What is a Linear Activation Function?
It mirrors what came into it as an output. Think of it as a pass-through.
Can a Linear Activation Function perform back propagation?
No
What is a Binary Step Function?
It is on or off. Like a light switch. It only has a single value.
Why are non-linear activation functions better than linear ones?
They allow for back propagation and multiple layers.
What is a Rectified Linear Unit (ReLU)?
Used for deep learning. Very fast and easy to compute.
What is Leaky ReLU?
It introduces a negative slope below zero
What is PReLU?
It is like leaky ReLU, but the slope is learned from back propagation.
What is Maxout?
It outputs the max of the inputs.
What is Softmax?
The final output layer of a multi-class classification problem. It converts the outputs to a probability of each classification. Only handles a single label.
What can Sigmoids do that Softmax cannot?
Multiple classifications
What is TanH best for?
RNNs
What is the activation function selection in steps?
ReLu, Leaky ReLu, PReLU, Maxout
What is a CNN?
A Convolutional Neural Network
What does a CNN do?
It finds a feature within your data. This could be in text or something in an image.
What is the LeNet-5 CNN?
Used for handwriting analysis
What is the AlexNet CNN?
Used for image classification
What is an RNN for?
Sequences of data. Time series, web logs, captions, machine translation, etc..
What is a recurrent neuron?
It is a neuron that remembers the data from previous runs.
Can you have a layer of recurrent neurons?
Yes
What is an Epoch?
An iteration in which we train.
What is Learning Rate?
A hyperparameter that controls how much of the model’s weights are adjusted with respect to the loss (error) after each iteration during training.

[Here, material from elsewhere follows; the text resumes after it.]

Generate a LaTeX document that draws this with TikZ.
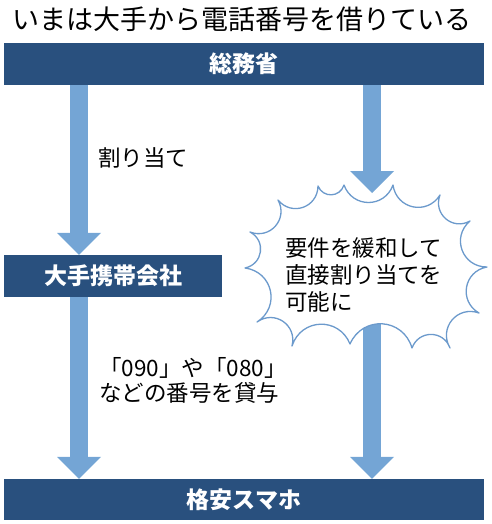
\documentclass[tikz,border=0pt]{standalone}
\usepackage{fontspec}
\setmainfont{Noto Sans CJK JP}
\usepackage{tikz}
\usetikzlibrary{arrows.meta,positioning}
\definecolor{barblue}{RGB}{41,80,126}
\definecolor{arrowblue}{RGB}{116,165,213}
\definecolor{burstblue}{RGB}{108,154,204}

\begin{document}
\begin{tikzpicture}[x=1pt,y=-1pt,
    bar/.style={fill=barblue,text=white,inner sep=0pt,minimum height=42pt,
      font=\fontsize{23}{26}\selectfont\bfseries},
    fatarrow/.style={arrowblue,line width=18pt,
      -{Triangle[width=44pt,length=22pt,line width=0pt]}},
    note/.style={inner sep=0pt,align=left,font=\fontsize{22.5}{25}\selectfont}]
  \useasboundingbox (0,0) rectangle (491,524);

  % title
  \node[inner sep=0pt,font=\fontsize{27}{30}\selectfont] (title) at (242,19)
    {いまは大手から電話番号を借りている};

  % bars
  \node[bar,minimum width=480pt] (somu) at (244,64) {総務省};
  \node[bar,minimum width=218pt] (oote) at (113,276) {大手携帯会社};
  \node[bar,minimum width=480pt,minimum height=41pt] (kakuyasu) at (244,499.5) {格安スマホ};

  % arrow columns
  \coordinate (lx) at (79,0);
  \coordinate (rx) at (372,0);
  \coordinate (btip) at (372,193);
  \coordinate (bbot) at (372,300);

  \draw[fatarrow] (somu.south -| lx) -- (oote.north -| lx);
  \draw[fatarrow] (oote.south -| lx) -- (kakuyasu.north -| lx);
  \draw[fatarrow] (bbot) -- (kakuyasu.north -| rx);

  % burst
  \draw[burstblue,line width=1.3pt,line join=round,fill=white] (278,200)
    \foreach \x/\y in {318/186,344/185,393/185,440/195,470/221,487/267,479/313,
      450/348,412/348,350/344,292/346,257/322,245/268,250/232}
      { to[bend right=70,looseness=1.3] (\x,\y) }
    to[bend right=70,looseness=1.3] (278,200) -- cycle;
  \draw[fatarrow] (somu.south -| rx) -- (btip);

  % labels
  \node[note,anchor=west] (wariate) at (98,158) {割り当て};
  \node[note,anchor=west] (kashi) at (99,380) {「090」や「080」\\などの番号を貸与};
  \node[note,anchor=west,font=\fontsize{22.5}{27}\selectfont] (kanwa) at (285,275)
    {要件を緩和して\\直接割り当てを\\可能に};
\end{tikzpicture}
\end{document}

What does too high a learning rate cause?
Overshooting the optimal solution.
What does too low a learning rate cause?
Taking too long to find the optimal solution.
What is the batch size hyperparameter?
How many training samples are used within each batch of each epoch.
What is local minima?
A dip in the graph.
Do smaller batch sizes get stuck in “local minima”?

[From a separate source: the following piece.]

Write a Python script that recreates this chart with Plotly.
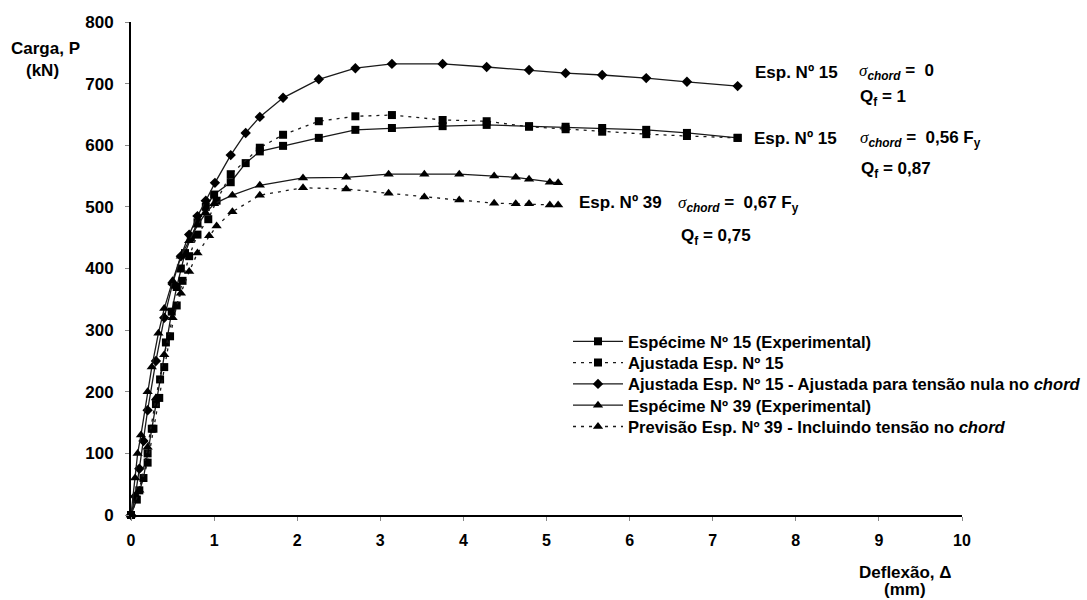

Yes, but they can work their way out. Batch sizes that are too large end up getting stuck at the wrong solution.
What does regularization do?
It prevents overfitting.
What is overfitting?
When a model is good at making predictions on the training data, but not on the new data it hasn’t seen before.
What does dropout do?
It drops out specific neurons at random. Standard in CNNs
Can fewer layers or neurons prevent overfitting?
Yes
What is early stopping?
Stopping at a specific epoch when your accuracy is degrading over time.
What does L1 and L2 Regularization do?
They prevent overfitting
What is the L1 formula
Term is the sum of the weights